So, at the end of the week Lisa and I are off to Italy! Hooray! I get to wander around lovely Tuscany going “ooh isn’t it pretty?” and Lisa gets to have her bum pinched by Berlusconi (it could happen).
She’s been practising with the phrasebook, which has been interesting to listen to. There’s a touch of the it’s-a-me, Mario! to her delivery as she reads out the carefully-split phonetic renderings, bouncing a little on the emphasis, that adds a certain comic charm to lines like, “I do not want a blood transfusion” and “can you use a clean needle?”
We were meant to go and see The Ugly Truth on Monday, an event which ended up not happening due to someone not being able to make it along. I can’t say I was too bothered, really. So far I’ve missed out on quite a lot of cinema viewing this summer, and from the trailers I’ve seen perhaps I’m stretching the term, ‘missed out’ to the very limits of definition. I have missed out on wasting money on humourless industry potboiler churn would be more appropriate. I popped onto Apple’s trailer site the other day and sat through ten minutes of increasingly generic twaddle that made me suspect the Apocalypse is long past and no-one had quite noticed yet. I mean, Sandra Bullock has already had her yearly rom-com, hasn’t she? Do we really need another? Going to the In Development section of IMDB, the titles forthcoming up to 2012 include Bridesmaids, Jingle, One of the Guys, Kiss & Tango, and The Sprinkler Queen. Who’s with me on betting at least two are about a kooky, socially inept woman who has no time for a personal life meeting the man of her dreams and winning him over with the hitherto unrecognised sunniness she hides inside?
I know, I know. You’d all bet it was 4 of them.
All of this leads me on to my morning internet reading, which includes a browse of the BBC news website and the Guardian. I won’t even start on the BBC news, at least in an in-depth fashion. Lets just say, whoever sits down every morning and decides that yes, these are the big stories that require as much lead time as possible, needs a goddamn slap. Along with that, whoever has the job of going out and getting a ‘public reaction’ needs to do something other than picking the first person they see and just making do with that. I read news stories on there and just get angrier and angrier and angrier.
The top story of the day is “Unemployment poised to rise again”, with the strap revealing that the actual numbers are yet to be released. So, what it really is, is speculation, not news. Granted, it’s a pretty safe bet, but then if we were to take this method to it’s logical conclusion, the headlines should really read:
Sun expected to rise tomorrow
Giant ball of gas in space is expected to illuminate the British countryside again, following a brief dip overnight.
OK, so it turned out I *was* going to rant about it after all, which leaves me hardly any space to rant about the Guardian website being so full of op-ed bullshit that I think it’s somewhat remiss for them to call hijinks over the Investor’s Business Daily printing a fallacious comment about Stephen Hawking.
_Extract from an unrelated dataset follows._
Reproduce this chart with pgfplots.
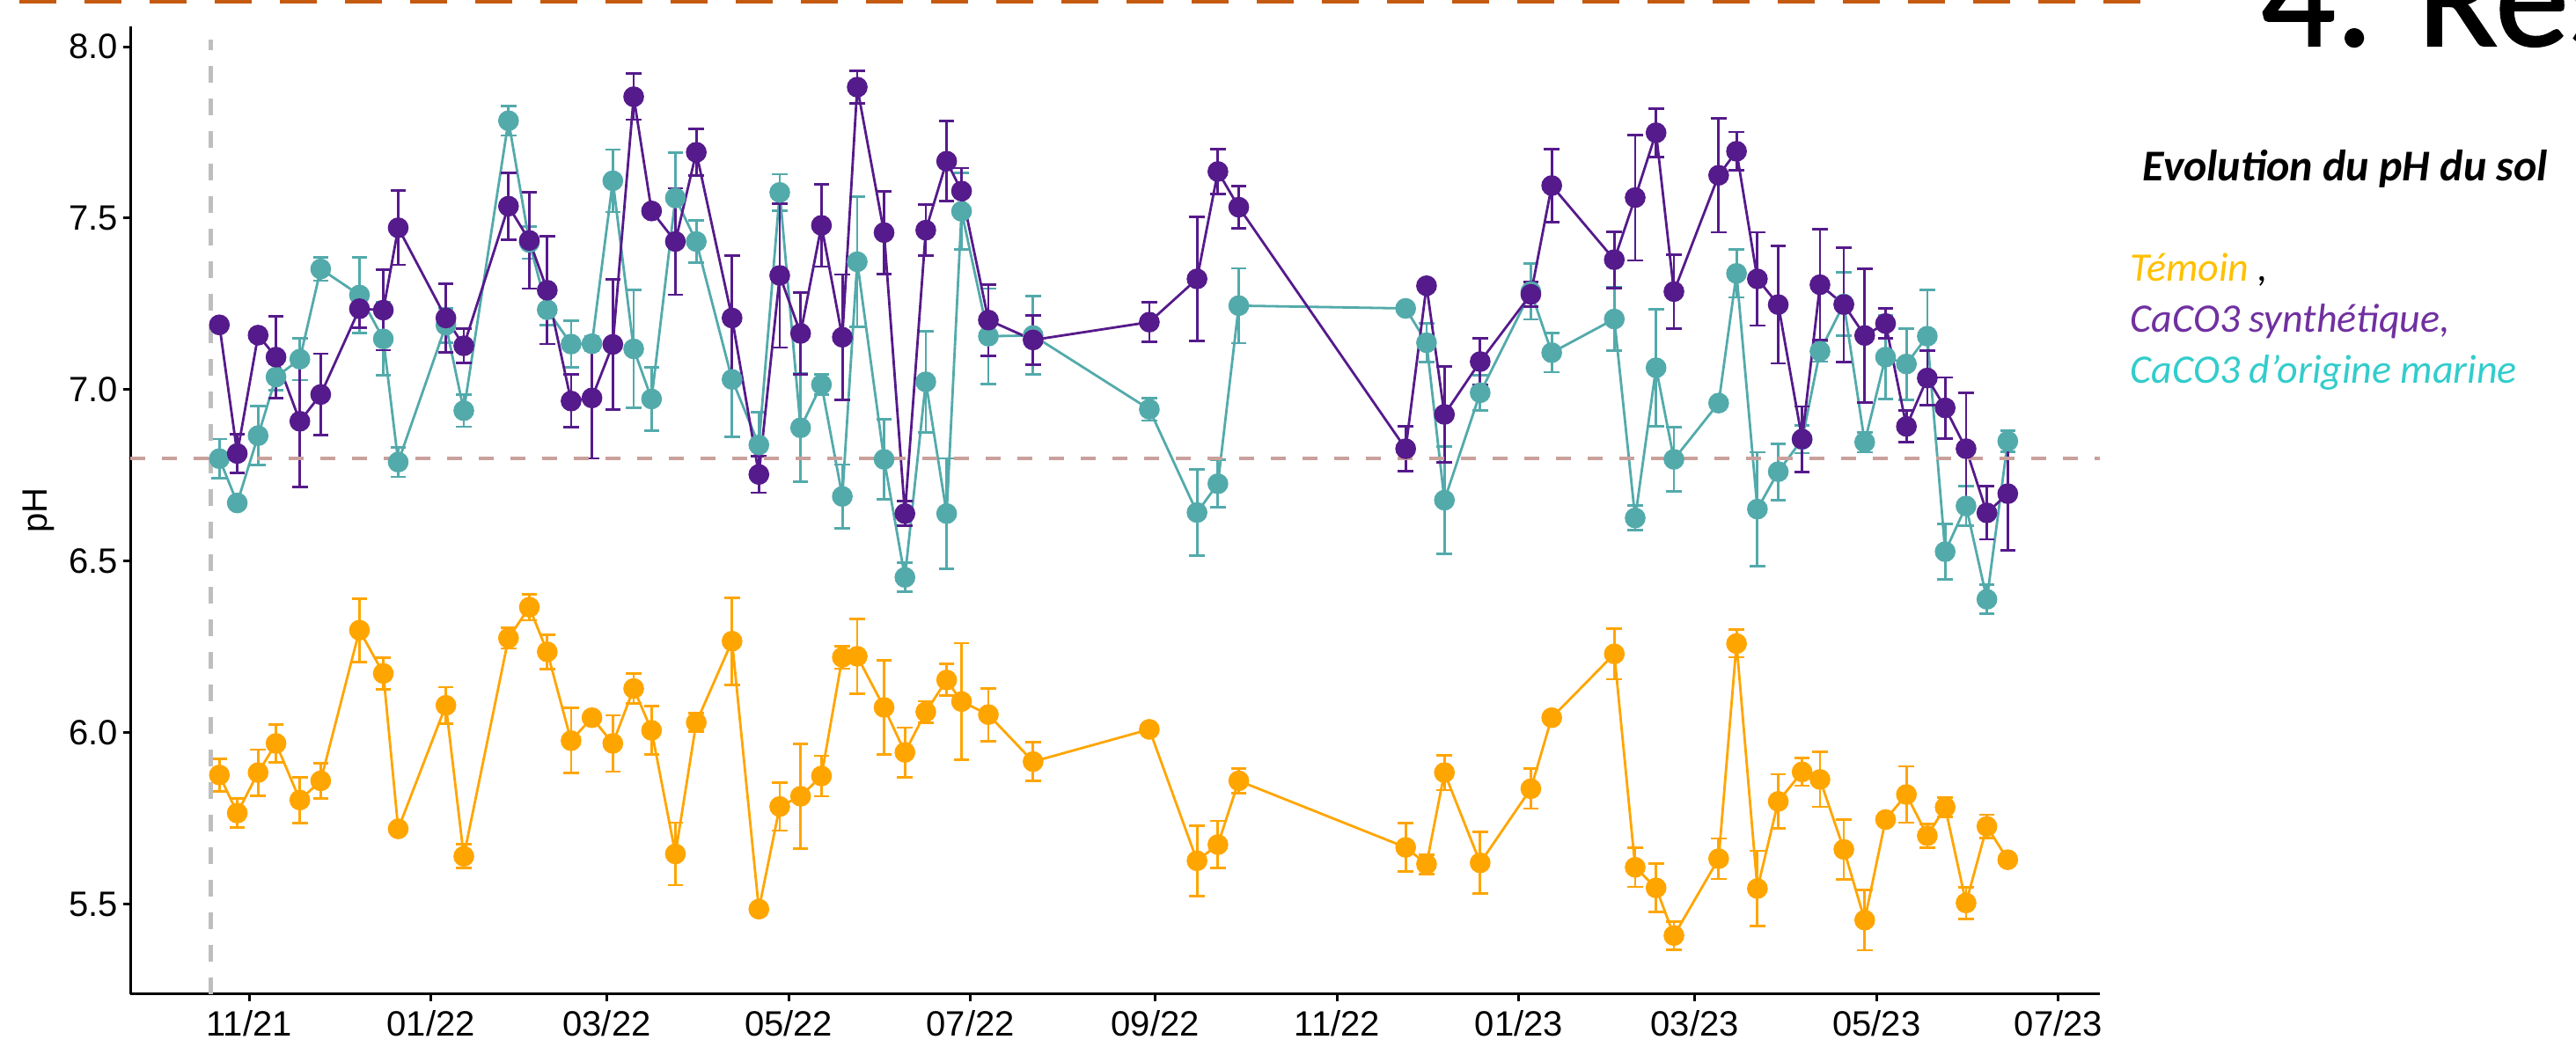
\documentclass[border=0pt]{standalone}
\usepackage{fontspec}
\setmainfont{Liberation Sans}
\newfontfamily\carlito{Carlito}
\newfontfamily\carlitoheavy[FakeBold=1.2]{Carlito}
\usepackage{pgfplots}
\usepackage{pgfplotstable}
\pgfplotsset{compat=1.18}

\definecolor{cpurple}{HTML}{551A8B}
\definecolor{cteal}{HTML}{53AAAB}
\definecolor{corange}{HTML}{FFA500}
\definecolor{cref}{HTML}{C9A09B}
\definecolor{cgray}{HTML}{BEBEBE}
\definecolor{cslide}{HTML}{C55A11}
\definecolor{ltemoin}{HTML}{FFC000}
\definecolor{lsynth}{HTML}{7030A0}
\definecolor{lmarine}{HTML}{33CCCC}

% d = days since 1 Nov 2021, v = pH, e = error
\pgfplotstableread{
d v e
-10 7.189 0
-4 6.814 0.057
3 7.159 0
9 7.095 0.119
17 6.908 0.192
24 6.986 0.119
37 7.236 0.056
45 7.232 0.117
50 7.472 0.108
66 7.209 0.100
72 7.128 0.050
87 7.535 0.098
94 7.435 0.140
100 7.290 0.157
108 6.967 0.077
115 6.976 0.176
122 7.132 0.189
129 7.854 0.067
135 7.521 0
143 7.432 0.155
150 7.692 0.068
162 7.209 0.182
171 6.753 0.053
178 7.333 0.210
185 7.164 0.120
192 7.479 0.120
199 7.153 0.183
204 7.882 0.047
213 7.458 0.120
220 6.639 0.036
227 7.465 0.074
234 7.666 0.117
239 7.579 0.067
248 7.203 0.104
263 7.145 0.072
302 7.197 0.057
318 7.323 0.180
325 7.636 0.066
332 7.532 0.061
388 6.828 0.065
395 7.303 0.015
401 6.928 0.140
413 7.082 0.068
430 7.278 0.036
437 7.595 0.107
458 7.379 0.082
465 7.560 0.183
472 7.749 0.070
478 7.286 0.108
493 7.625 0.166
499 7.695 0.056
506 7.323 0.136
513 7.248 0.171
521 6.856 0.095
527 7.306 0.161
535 7.248 0.167
542 7.158 0.195
549 7.193 0.044
556 6.893 0.046
563 7.034 0.079
569 6.947 0.089
576 6.828 0.163
583 6.641 0.077
590 6.697 0.166
}\synth

\pgfplotstableread{
d v e
-10 6.799 0.057
-4 6.670 0
3 6.866 0.086
9 7.037 0.039
17 7.089 0.061
24 7.352 0.034
37 7.276 0.110
45 7.148 0.106
50 6.789 0.043
66 7.188 0.050
72 6.939 0.047
87 7.784 0.043
94 7.429 0.047
100 7.233 0.044
108 7.133 0.068
115 7.134 0.020
122 7.609 0.091
129 7.119 0.172
135 6.973 0.092
143 7.559 0.131
150 7.432 0.061
162 7.030 0.168
171 6.839 0.095
178 7.575 0.053
185 6.889 0.158
192 7.015 0.030
199 6.689 0.093
204 7.373 0.190
213 6.797 0.117
220 6.453 0.042
227 7.023 0.148
234 6.639 0.161
239 7.520 0.112
248 7.156 0.139
263 7.158 0.114
302 6.943 0.033
318 6.642 0.125
325 6.726 0.069
332 7.245 0.109
388 7.237 0
395 7.137 0.057
401 6.678 0.156
413 6.991 0.051
430 7.286 0.081
437 7.108 0.057
458 7.206 0.092
465 6.626 0.036
472 7.064 0.171
478 6.797 0.093
493 6.961 0.010
499 7.339 0.070
506 6.652 0.166
513 6.761 0.082
521 6.855 0.040
527 7.112 0.030
535 7.250 0.093
542 6.847 0.029
549 7.095 0.122
556 7.075 0.104
563 7.156 0.135
569 6.528 0.080
576 6.661 0.058
583 6.389 0.042
590 6.850 0.030
}\marine

\pgfplotstableread{
d v e
-10 5.877 0.047
-4 5.766 0.043
3 5.884 0.067
9 5.969 0.056
17 5.804 0.067
24 5.860 0.052
37 6.299 0.092
45 6.173 0.046
50 5.720 0
66 6.080 0.053
72 5.640 0.035
87 6.276 0.030
94 6.366 0.038
100 6.236 0.050
108 5.977 0.095
115 6.044 0
122 5.969 0.082
129 6.129 0.043
135 6.007 0.070
143 5.647 0.091
150 6.030 0.027
162 6.267 0.127
171 5.486 0.010
178 5.785 0.070
185 5.815 0.153
192 5.874 0.059
199 6.220 0.033
204 6.223 0.109
213 6.074 0.137
220 5.943 0.072
227 6.061 0.031
234 6.154 0.046
239 6.091 0.170
248 6.053 0.077
263 5.916 0.056
302 6.010 0
318 5.627 0.103
325 5.674 0.069
332 5.860 0.035
388 5.666 0.071
395 5.617 0.028
401 5.884 0.051
413 5.621 0.090
430 5.837 0.058
437 6.044 0
458 6.230 0.074
465 5.608 0.057
472 5.548 0.071
478 5.409 0.041
493 5.633 0.059
499 6.260 0.040
506 5.546 0.110
513 5.800 0.079
521 5.886 0.040
527 5.864 0.080
535 5.660 0.087
542 5.454 0.088
549 5.747 0
556 5.820 0.082
563 5.700 0.034
569 5.783 0.028
576 5.504 0.046
583 5.727 0.034
590 5.630 0
}\temoin

\pgfplotsset{
  serie/.style={
    #1, line width=0.7pt,
    mark=*, mark size=2.6pt, mark options={solid, fill=#1, draw=#1},
    error bars/.cd, y dir=both, y explicit,
    error bar style={line width=0.7pt, #1},
    error mark options={#1, line width=0.7pt, mark size=2.2pt, rotate=90},
  },
}

\begin{document}
\begin{tikzpicture}
\useasboundingbox (0pt,0pt) rectangle (731.75pt,297.5pt);

% slide decoration
\draw[cslide, line width=1.1pt, dash pattern=on 10.5pt off 8pt] (5.5pt,297pt) -- (608pt,297pt);
\node[anchor=base west, inner sep=0pt, font=\carlitoheavy\fontsize{42}{42}\selectfont] at (642pt,284.5pt) {4. Résultats};
\node[anchor=base west, inner sep=0pt, font=\carlito\bfseries\itshape\fontsize{12.5}{14}\selectfont] at (608.5pt,246pt) {Evolution du pH du sol};
\node[anchor=base west, inner sep=0pt, font=\carlito\itshape\fontsize{11.5}{13}\selectfont] at (605pt,217.5pt) {\textcolor{ltemoin}{Témoin} ,};
\node[anchor=base west, inner sep=0pt, font=\carlito\itshape\fontsize{11.5}{13}\selectfont, text=lsynth] at (605pt,203pt) {CaCO3 synthétique,};
\node[anchor=base west, inner sep=0pt, font=\carlito\itshape\fontsize{11.5}{13}\selectfont, text=lmarine] at (605pt,188.5pt) {CaCO3 d’origine marine};

\begin{axis}[
  at={(37pt,15pt)}, anchor=south west,
  scale only axis, width=559.5pt, height=275pt,
  xmin=-39.9, xmax=620.9, ymin=5.238, ymax=8.059,
  axis x line*=bottom, axis y line*=left,
  axis line style={line width=0.75pt, black},
  tick align=outside, major tick length=2pt,
  tick style={line width=0.75pt, black},
  xtick={0,61,120,181,242,304,365,426,485,546,607},
  xticklabels={11/21,01/22,03/22,05/22,07/22,09/22,11/22,01/23,03/23,05/23,07/23},
  ytick={5.5,6,6.5,7,7.5,8},
  yticklabel={\pgfmathprintnumber[fixed,fixed zerofill,precision=1]{\tick}},
  ticklabel style={font=\fontsize{10}{12}\selectfont},
  yticklabel style={xshift=2pt},
  xticklabel style={yshift=1pt},
  /pgf/number format/assume math mode=true,
  ylabel={pH},
  ylabel style={at={(axis description cs:-0.0465,0.5)}, anchor=center,
    font=\fontsize{10}{12}\selectfont},
  clip=false,
]
\addplot[serie=corange] table[x=d, y=v, y error=e] {\temoin};
\addplot[serie=cteal] table[x=d, y=v, y error=e] {\marine};
\addplot[serie=cpurple] table[x=d, y=v, y error=e] {\synth};

\addplot[cref, line width=1.1pt, dash pattern=on 4.25pt off 4.75pt] coordinates {(-39.9,6.8) (620.9,6.8)};
\addplot[cgray, line width=1.25pt, dash pattern=on 4.75pt off 4.5pt] coordinates {(-13,5.238) (-13,8.02)};
\end{axis}
\end{tikzpicture}
\end{document}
At least the IBD Editors went and removed the erroneous paragraph (although I guess they stopped short of rolling up a newspaper and smacking the author of the piece over the nose with it), a full day before the Guardian featured it in their online diary.
Of course I could take all the space I want, this being my ‘blog and all, but there’s a certain limit I hit when ranting after which I just start making spluttering noises and start weeping in an uncontrolled fashion that makes it hard to see the screen. Since I’m dangerously close to that point, and I doubt you want to see what happens when I inneffectually paw the keyboard while gurning and wailing (but you do that already, I hear you cry), I’ll leave it there.